Imagine doubling your money on a trade you were dead sure about — and then watching it vanish in hours because the market twitched. That's the double-edged sword of buying on margin, a trading strategy that's equal parts thrilling and terrifying. Whether you're scrolling through a centralized exchange or testing DeFi protocols, understanding the buying on margin definition is the difference between smart leverage and a margin call disaster.
What Does Buying on Margin Actually Mean?
At its core, buying on margin means using borrowed funds to purchase an asset. Instead of paying the full price with your own capital, you put down a fraction of the total value and borrow the rest from a broker, exchange, or lending protocol. The asset you buy acts as collateral for the loan.
Think of it like a down payment on a house, except the house can drop 30% in value before lunch. If the price of your asset goes up, your gains are amplified because you're controlling a larger position than your cash could afford. If it drops, your losses are amplified too. That's the whole game.
The margin definition in trading circles always comes back to leverage — the ratio between your own money and the borrowed amount. A 2x leverage means half your funds, half borrowed. A 10x leverage means 10% yours, 90% the house's money. The higher the leverage, the smaller the price move needed to wipe you out completely.

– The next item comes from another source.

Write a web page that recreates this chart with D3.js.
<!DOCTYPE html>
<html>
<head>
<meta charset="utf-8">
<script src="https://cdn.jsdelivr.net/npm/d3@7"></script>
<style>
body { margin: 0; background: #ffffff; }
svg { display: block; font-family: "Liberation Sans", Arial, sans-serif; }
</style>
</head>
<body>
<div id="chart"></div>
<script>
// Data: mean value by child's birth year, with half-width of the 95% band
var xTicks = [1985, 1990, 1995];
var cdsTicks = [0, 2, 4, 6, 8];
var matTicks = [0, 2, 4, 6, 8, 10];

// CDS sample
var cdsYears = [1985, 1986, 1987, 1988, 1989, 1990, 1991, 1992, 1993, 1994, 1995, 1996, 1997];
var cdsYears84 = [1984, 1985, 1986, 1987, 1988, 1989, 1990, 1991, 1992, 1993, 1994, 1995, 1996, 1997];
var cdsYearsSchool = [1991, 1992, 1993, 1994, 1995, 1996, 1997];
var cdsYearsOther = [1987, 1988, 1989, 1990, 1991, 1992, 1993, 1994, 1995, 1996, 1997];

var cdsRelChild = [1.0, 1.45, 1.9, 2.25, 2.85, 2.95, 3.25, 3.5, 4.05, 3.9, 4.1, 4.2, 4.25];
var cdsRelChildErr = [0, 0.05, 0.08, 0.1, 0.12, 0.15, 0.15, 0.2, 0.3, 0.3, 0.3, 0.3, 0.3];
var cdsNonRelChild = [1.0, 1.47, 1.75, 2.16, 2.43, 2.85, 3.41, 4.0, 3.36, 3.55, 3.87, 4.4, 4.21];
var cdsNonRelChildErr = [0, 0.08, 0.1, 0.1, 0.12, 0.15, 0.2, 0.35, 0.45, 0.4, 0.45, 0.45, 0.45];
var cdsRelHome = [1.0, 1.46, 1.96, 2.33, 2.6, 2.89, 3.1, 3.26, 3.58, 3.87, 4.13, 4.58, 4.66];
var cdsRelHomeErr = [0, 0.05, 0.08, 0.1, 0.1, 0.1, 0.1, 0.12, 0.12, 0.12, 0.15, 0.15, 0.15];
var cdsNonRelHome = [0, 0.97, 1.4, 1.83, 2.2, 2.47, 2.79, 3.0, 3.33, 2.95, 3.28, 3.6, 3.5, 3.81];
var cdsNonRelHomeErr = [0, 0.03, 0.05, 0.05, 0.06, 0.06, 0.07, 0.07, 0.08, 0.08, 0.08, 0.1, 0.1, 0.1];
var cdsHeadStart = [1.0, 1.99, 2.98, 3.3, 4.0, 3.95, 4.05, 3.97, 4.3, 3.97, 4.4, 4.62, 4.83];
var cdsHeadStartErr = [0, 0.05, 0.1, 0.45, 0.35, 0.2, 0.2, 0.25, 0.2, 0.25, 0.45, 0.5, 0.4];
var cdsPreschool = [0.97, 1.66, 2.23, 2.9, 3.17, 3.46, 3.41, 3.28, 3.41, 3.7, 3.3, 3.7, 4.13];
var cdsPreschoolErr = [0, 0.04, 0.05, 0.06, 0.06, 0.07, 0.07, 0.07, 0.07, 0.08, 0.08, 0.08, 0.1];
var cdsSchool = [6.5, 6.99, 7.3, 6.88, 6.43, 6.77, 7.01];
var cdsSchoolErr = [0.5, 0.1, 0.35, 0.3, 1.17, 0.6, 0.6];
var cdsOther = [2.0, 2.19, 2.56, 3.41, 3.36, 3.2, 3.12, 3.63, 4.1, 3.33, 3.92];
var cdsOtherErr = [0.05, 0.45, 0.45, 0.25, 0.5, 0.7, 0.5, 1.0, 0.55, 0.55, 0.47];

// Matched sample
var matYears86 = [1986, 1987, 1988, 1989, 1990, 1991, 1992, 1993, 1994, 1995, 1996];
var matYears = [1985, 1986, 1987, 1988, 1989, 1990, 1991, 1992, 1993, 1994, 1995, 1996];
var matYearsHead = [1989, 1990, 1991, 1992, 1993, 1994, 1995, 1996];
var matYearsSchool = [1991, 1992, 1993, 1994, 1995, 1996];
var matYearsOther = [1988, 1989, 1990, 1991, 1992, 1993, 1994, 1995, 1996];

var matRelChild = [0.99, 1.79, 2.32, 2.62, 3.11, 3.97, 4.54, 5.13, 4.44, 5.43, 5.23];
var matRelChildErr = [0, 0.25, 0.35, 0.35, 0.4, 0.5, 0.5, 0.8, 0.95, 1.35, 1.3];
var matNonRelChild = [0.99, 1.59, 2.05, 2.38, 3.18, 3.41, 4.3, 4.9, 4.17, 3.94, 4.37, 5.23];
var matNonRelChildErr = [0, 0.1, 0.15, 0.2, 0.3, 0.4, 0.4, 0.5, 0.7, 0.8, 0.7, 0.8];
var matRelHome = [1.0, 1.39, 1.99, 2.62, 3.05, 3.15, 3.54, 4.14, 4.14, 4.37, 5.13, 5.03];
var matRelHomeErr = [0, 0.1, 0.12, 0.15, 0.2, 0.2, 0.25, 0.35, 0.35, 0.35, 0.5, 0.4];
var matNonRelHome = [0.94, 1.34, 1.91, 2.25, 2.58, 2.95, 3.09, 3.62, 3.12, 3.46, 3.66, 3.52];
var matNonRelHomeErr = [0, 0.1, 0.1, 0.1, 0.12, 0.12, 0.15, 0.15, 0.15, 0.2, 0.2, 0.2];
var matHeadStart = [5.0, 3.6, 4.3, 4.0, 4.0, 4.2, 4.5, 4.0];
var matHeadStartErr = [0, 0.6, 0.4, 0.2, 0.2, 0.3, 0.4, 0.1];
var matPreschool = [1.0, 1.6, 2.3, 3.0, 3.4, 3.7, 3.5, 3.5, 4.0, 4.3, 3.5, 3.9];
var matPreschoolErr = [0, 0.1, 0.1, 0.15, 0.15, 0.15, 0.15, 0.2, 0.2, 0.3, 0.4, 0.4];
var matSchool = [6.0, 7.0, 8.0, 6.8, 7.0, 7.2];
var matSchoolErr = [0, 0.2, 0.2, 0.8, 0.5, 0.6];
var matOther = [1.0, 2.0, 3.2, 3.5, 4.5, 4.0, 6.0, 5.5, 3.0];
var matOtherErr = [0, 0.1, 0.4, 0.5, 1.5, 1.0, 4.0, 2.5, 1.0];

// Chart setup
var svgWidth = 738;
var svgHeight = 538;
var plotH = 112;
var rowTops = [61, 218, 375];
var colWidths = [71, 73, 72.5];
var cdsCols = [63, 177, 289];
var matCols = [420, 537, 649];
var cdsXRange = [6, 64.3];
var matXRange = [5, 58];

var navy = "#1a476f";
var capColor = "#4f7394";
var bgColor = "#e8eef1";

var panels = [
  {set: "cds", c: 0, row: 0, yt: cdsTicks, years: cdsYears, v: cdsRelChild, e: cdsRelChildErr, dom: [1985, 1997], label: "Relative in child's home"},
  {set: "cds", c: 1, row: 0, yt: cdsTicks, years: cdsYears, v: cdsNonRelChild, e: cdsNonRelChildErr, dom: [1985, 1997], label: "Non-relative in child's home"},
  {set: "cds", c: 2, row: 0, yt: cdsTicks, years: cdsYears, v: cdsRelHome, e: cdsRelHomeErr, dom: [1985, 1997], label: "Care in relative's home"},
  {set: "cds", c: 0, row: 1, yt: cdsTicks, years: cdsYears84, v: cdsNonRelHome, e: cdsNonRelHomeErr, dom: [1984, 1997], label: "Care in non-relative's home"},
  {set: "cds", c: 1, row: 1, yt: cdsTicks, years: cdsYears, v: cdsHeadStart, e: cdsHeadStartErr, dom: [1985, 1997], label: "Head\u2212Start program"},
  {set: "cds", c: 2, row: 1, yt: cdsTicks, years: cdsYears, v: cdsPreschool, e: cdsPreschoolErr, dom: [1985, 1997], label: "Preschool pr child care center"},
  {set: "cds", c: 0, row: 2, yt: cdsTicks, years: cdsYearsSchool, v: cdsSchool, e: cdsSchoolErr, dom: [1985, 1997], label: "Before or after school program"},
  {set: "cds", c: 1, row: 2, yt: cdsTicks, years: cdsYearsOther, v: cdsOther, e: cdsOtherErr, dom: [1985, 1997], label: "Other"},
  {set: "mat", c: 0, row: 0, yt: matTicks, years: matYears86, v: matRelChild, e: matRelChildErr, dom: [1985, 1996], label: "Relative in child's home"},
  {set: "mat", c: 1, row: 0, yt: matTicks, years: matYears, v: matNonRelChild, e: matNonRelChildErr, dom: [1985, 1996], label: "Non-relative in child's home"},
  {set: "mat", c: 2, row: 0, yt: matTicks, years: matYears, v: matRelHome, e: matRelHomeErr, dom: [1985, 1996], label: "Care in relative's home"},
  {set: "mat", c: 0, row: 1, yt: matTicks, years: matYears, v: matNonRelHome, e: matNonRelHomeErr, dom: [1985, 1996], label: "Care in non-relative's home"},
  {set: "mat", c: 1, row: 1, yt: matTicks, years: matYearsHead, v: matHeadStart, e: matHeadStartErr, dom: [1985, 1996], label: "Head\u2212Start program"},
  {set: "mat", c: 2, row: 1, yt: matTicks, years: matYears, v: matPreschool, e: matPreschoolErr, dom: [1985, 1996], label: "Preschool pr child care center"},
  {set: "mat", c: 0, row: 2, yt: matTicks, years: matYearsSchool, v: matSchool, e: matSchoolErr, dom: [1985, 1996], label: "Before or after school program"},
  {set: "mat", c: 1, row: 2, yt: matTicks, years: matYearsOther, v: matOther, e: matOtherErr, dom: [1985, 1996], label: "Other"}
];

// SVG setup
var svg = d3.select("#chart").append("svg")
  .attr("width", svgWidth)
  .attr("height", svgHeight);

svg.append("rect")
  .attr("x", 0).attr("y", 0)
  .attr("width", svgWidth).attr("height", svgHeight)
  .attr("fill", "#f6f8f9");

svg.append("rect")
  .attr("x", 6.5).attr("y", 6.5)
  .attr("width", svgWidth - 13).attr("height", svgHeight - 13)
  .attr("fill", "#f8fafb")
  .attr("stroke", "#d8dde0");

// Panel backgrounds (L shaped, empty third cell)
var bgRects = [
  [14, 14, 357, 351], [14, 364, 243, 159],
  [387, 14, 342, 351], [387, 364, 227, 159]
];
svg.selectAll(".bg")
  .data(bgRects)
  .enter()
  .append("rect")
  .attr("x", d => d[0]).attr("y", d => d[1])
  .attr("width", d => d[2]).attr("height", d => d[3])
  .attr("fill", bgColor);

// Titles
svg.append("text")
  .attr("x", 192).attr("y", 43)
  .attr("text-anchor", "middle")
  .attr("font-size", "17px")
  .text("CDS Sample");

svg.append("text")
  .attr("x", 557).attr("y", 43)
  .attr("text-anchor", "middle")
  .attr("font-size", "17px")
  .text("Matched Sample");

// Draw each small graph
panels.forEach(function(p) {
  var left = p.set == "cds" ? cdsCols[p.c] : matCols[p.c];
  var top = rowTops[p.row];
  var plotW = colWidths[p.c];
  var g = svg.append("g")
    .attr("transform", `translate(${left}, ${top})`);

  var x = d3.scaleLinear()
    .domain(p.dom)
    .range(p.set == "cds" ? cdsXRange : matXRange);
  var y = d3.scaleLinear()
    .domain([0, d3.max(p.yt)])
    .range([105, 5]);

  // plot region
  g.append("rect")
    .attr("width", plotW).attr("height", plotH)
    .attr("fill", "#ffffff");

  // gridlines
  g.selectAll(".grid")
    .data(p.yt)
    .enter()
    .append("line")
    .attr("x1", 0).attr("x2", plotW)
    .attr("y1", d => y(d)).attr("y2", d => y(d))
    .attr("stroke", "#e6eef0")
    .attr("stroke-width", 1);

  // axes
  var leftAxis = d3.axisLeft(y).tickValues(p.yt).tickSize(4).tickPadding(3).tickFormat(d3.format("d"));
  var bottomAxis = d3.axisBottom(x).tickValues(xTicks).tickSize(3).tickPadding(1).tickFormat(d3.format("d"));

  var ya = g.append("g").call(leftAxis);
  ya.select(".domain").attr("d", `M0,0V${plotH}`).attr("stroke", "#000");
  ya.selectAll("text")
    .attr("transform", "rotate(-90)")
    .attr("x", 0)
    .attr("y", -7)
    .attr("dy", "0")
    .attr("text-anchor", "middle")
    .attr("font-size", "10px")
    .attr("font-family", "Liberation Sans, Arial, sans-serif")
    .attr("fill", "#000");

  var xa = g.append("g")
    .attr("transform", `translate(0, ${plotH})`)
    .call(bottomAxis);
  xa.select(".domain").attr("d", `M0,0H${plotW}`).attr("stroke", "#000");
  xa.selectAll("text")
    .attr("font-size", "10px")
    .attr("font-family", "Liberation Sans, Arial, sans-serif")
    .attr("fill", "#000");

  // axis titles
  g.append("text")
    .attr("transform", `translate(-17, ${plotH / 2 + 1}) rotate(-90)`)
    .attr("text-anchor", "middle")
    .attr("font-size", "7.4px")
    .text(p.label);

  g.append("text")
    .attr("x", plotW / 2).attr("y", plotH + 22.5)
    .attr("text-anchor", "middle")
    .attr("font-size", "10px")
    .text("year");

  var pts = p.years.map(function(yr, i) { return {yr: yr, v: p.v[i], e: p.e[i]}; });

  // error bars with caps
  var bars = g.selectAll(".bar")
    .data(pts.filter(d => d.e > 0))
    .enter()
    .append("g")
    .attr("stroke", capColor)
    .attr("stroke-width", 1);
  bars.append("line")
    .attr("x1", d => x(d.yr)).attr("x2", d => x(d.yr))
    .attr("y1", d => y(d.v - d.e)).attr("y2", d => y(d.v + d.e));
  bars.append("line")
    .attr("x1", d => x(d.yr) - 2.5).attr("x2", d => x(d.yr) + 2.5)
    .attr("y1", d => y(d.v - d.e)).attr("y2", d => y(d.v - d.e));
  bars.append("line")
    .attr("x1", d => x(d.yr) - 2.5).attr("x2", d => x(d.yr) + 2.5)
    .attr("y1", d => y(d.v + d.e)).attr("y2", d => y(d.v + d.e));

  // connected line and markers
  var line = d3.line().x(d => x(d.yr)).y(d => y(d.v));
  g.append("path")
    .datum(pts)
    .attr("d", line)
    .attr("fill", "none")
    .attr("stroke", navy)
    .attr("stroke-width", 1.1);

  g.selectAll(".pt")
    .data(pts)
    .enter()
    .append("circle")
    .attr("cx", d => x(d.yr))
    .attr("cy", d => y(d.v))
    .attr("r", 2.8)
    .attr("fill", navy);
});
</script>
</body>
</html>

How Margin Buying Works Step by Step
The mechanics are surprisingly straightforward, which is probably why so many beginners get burned. Here's the typical flow:
- Deposit collateral: You put up an initial amount, called the initial margin. This is usually a percentage of the total trade size.

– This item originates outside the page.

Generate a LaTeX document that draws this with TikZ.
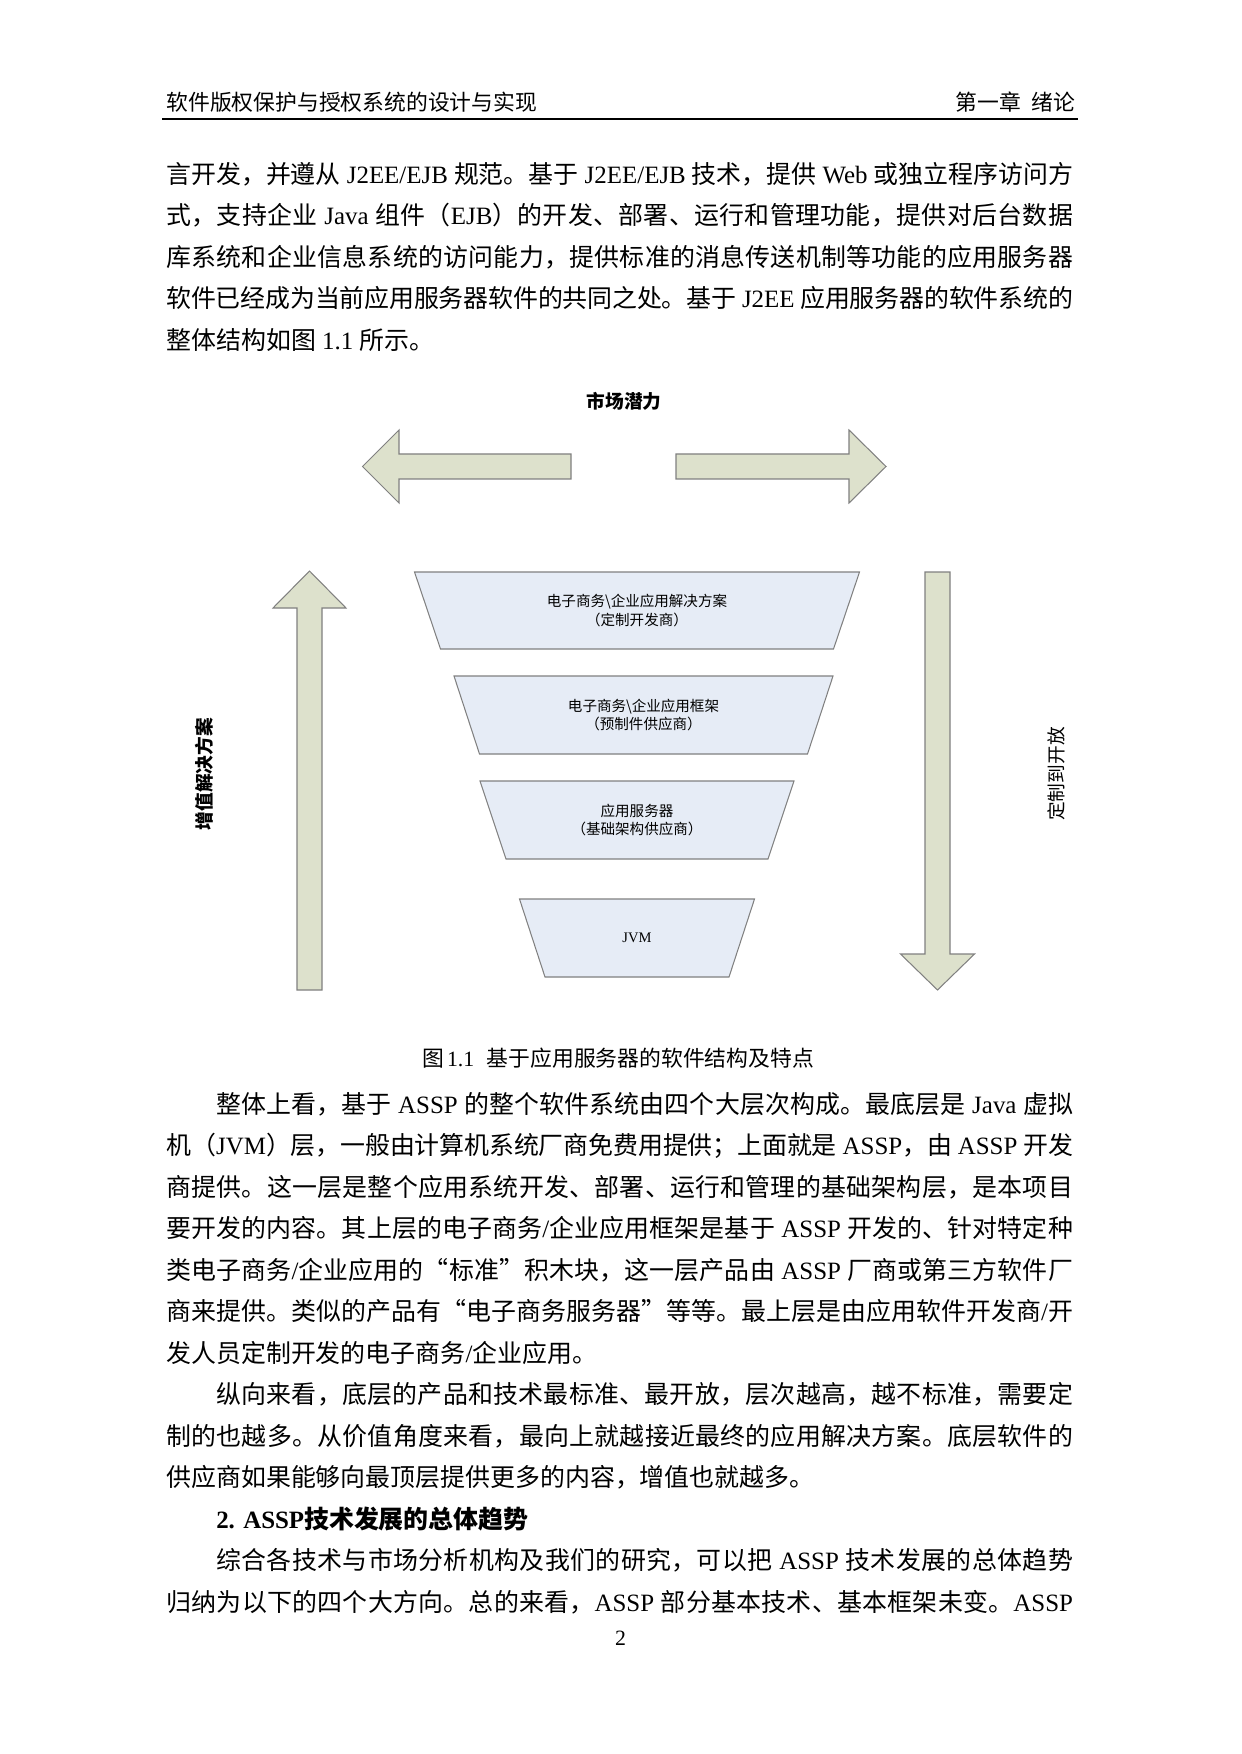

- Borrow the rest: The platform lends you the remaining funds, secured by your collateral plus the asset you buy.
- Open the position: You now control a larger position than your deposit alone would allow.

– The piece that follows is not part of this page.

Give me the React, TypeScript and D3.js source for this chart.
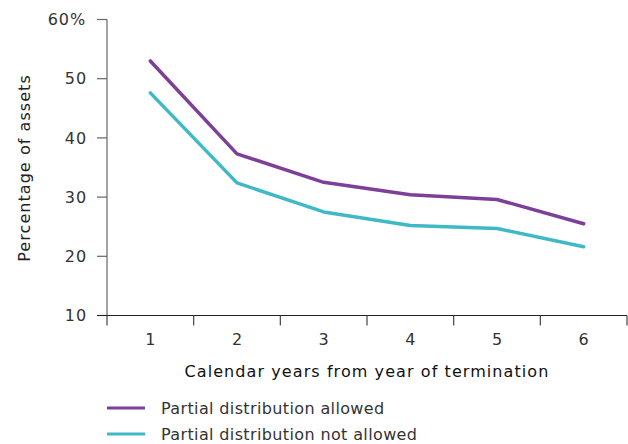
import React from "react";
import * as d3 from "d3";

const years = ["1", "2", "3", "4", "5", "6"];
const allowed = [53.0, 37.3, 32.5, 30.4, 29.6, 25.5];
const notAllowed = [47.6, 32.4, 27.5, 25.2, 24.7, 21.6];
const yTicks = [10, 20, 30, 40, 50, 60];
const seriesNames = ["Partial distribution allowed", "Partial distribution not allowed"];
const seriesColors = ["#7d3f98", "#3fb9c6"];

export default function App() {
  const W = 628, H = 444;
  const left = 107, right = 627, top = 19.5, bottom = 315.5;
  const x = d3.scaleBand<string>().domain(years).range([left, right]);
  const y = d3.scaleLinear().domain([10, 60]).range([bottom, top]);
  const line = d3.line<number>()
    .x((_, i) => (x(years[i]) as number) + x.bandwidth() / 2)
    .y((d) => y(d));
  const font = "'DejaVu Sans', sans-serif";
  const ls = 0.9;
  const xTickPos = years.map((d) => x(d) as number).concat([right]);
  return (
    <svg width={W} height={H} style={{ position: "absolute", left: 0, top: 0 }} fontFamily={font}>
      <line x1={left} x2={left} y1={top} y2={bottom} stroke="#666" strokeWidth={1.2} />
      {yTicks.map((t) => (
        <g key={t}>
          <line x1={left - 10} x2={left} y1={y(t)} y2={y(t)} stroke="#666" strokeWidth={1.2} />
          <text x={t === 60 ? 86 : 87} y={y(t)} dy="0.36em" textAnchor="end" fontSize={16} fill="#333" letterSpacing={ls}>
            {t === 60 ? "60%" : t}
          </text>
        </g>
      ))}
      <line x1={left - 10} x2={right} y1={bottom} y2={bottom} stroke="#222" strokeWidth={1.2} />
      {xTickPos.map((p, i) => (
        <line key={i} x1={p} x2={p} y1={bottom} y2={bottom + 10} stroke="#444" strokeWidth={1.2} />
      ))}
      {years.map((d) => (
        <text key={d} x={(x(d) as number) + x.bandwidth() / 2} y={345} textAnchor="middle" fontSize={16} fill="#333">
          {d}
        </text>
      ))}
      <text x={367} y={377} textAnchor="middle" fontSize={16} fill="#111" letterSpacing={1.08}>
        Calendar years from year of termination
      </text>
      <text transform={`translate(30,168) rotate(-90)`} textAnchor="middle" fontSize={16} fill="#222" letterSpacing={1.05}>
        Percentage of assets
      </text>
      {[allowed, notAllowed].map((s, i) => (
        <path key={i} d={line(s) || ""} fill="none" stroke={seriesColors[i]} strokeWidth={3.5} strokeLinecap="round" strokeLinejoin="round" />
      ))}
      {seriesNames.map((n, i) => (
        <g key={n}>
          <line x1={107} x2={145} y1={408 + i * 26} y2={408 + i * 26} stroke={seriesColors[i]} strokeWidth={3} />
          <text x={161} y={408 + i * 26} dy="0.36em" fontSize={16} fill="#333" letterSpacing={0.37}>{n}</text>
        </g>
      ))}
    </svg>
  );
}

- Pay interest: Borrowed funds aren't free. Exchanges charge periodic interest, often hourly or daily in crypto.
- Close the trade: You sell the asset, repay the loan plus interest, and pocket (or lose) the difference.
Most platforms also require you to maintain a minimum maintenance margin — a floor below which your account can't fall. If your losses push your equity below that line, you get a margin call.
What Is a Margin Call?
A margin call is the broker's way of saying, "Pay up or get out." When your collateral value drops too low, the exchange either demands you deposit more funds to top up the position, or automatically liquidates your holdings to cover the loan. Auto-liquidation is brutal in volatile markets. The exchange sells your asset at the worst possible moment, locking in your losses and often charging you a liquidation fee on top.
The Risks Nobody Posts About
Every influencer showing a 50x leverage win conveniently skips the part where 50x leverage means a 2% price move against you ends the trade. The risks are real, mechanical, and merciless:
Amplified losses: A 10% drop on a 5x leveraged position is a 50% loss of your collateral. A 20% drop is total annihilation.
Interest costs: Borrowed funds accrue fees continuously. The longer you hold, the more you owe, even if the trade is sideways.
Liquidation cascades: When one leveraged position liquidates, the forced selling can push prices lower, triggering more liquidations. This is how flash crashes happen.
Funding rates in perpetual futures: In crypto derivatives, longs and shorts periodically pay each other. Depending on market sentiment, holding a leveraged position can cost you money even when you're "right" about direction.
Margin trading doesn't make smart traders smarter — it just makes reckless gamblers lose faster.
Margin Trading in the Crypto World
Crypto exchanges took the old-school stock market margin concept and cranked the leverage dial to absurd levels. While traditional brokers cap retail margin at 2x or 4x, crypto platforms routinely offer 10x, 20x, even 100x leverage on perpetual futures contracts.
Decentralized finance (DeFi) added another layer. Protocols like Aave, Compound, and various DEXs let users borrow against crypto collateral without any approval or paperwork. You deposit ETH, borrow stablecoins, and use those to buy more crypto — all on-chain, all automated.
This accessibility is a double-edged sword. The barrier to leveraged trading is now essentially zero, which means newcomers often dive in without understanding the margin definition, liquidation mechanics, or how quickly oracle price feeds can trigger forced sells during volatile hours.
Regulators have started paying attention. Across major jurisdictions, there has been a push for stricter rules on retail leverage, with the EU and UK limiting crypto leverage for retail users. The Wild West era of 100x leverage for anyone with an email address is slowly tightening.
Key Takeaways
Buying on margin is a powerful tool, but power without discipline is just a faster way to blow up your account. Here's what to remember:
- Margin trading means borrowing funds to amplify your position size.
- Leverage magnifies both gains and losses equally — there is no free lunch.
- Margin calls and auto-liquidations can wipe you out in minutes during volatile markets.
- Interest, funding rates, and fees eat into returns even when you're profitable on paper.
- Crypto leverage is exceptionally high compared to traditional markets, raising the stakes dramatically.
If you're new to trading, start with spot. If you must use margin, use low leverage, set hard stop-losses, and never risk more than you can afford to lose entirely. The market will be here tomorrow — your capital might not be if you treat margin like a slot machine.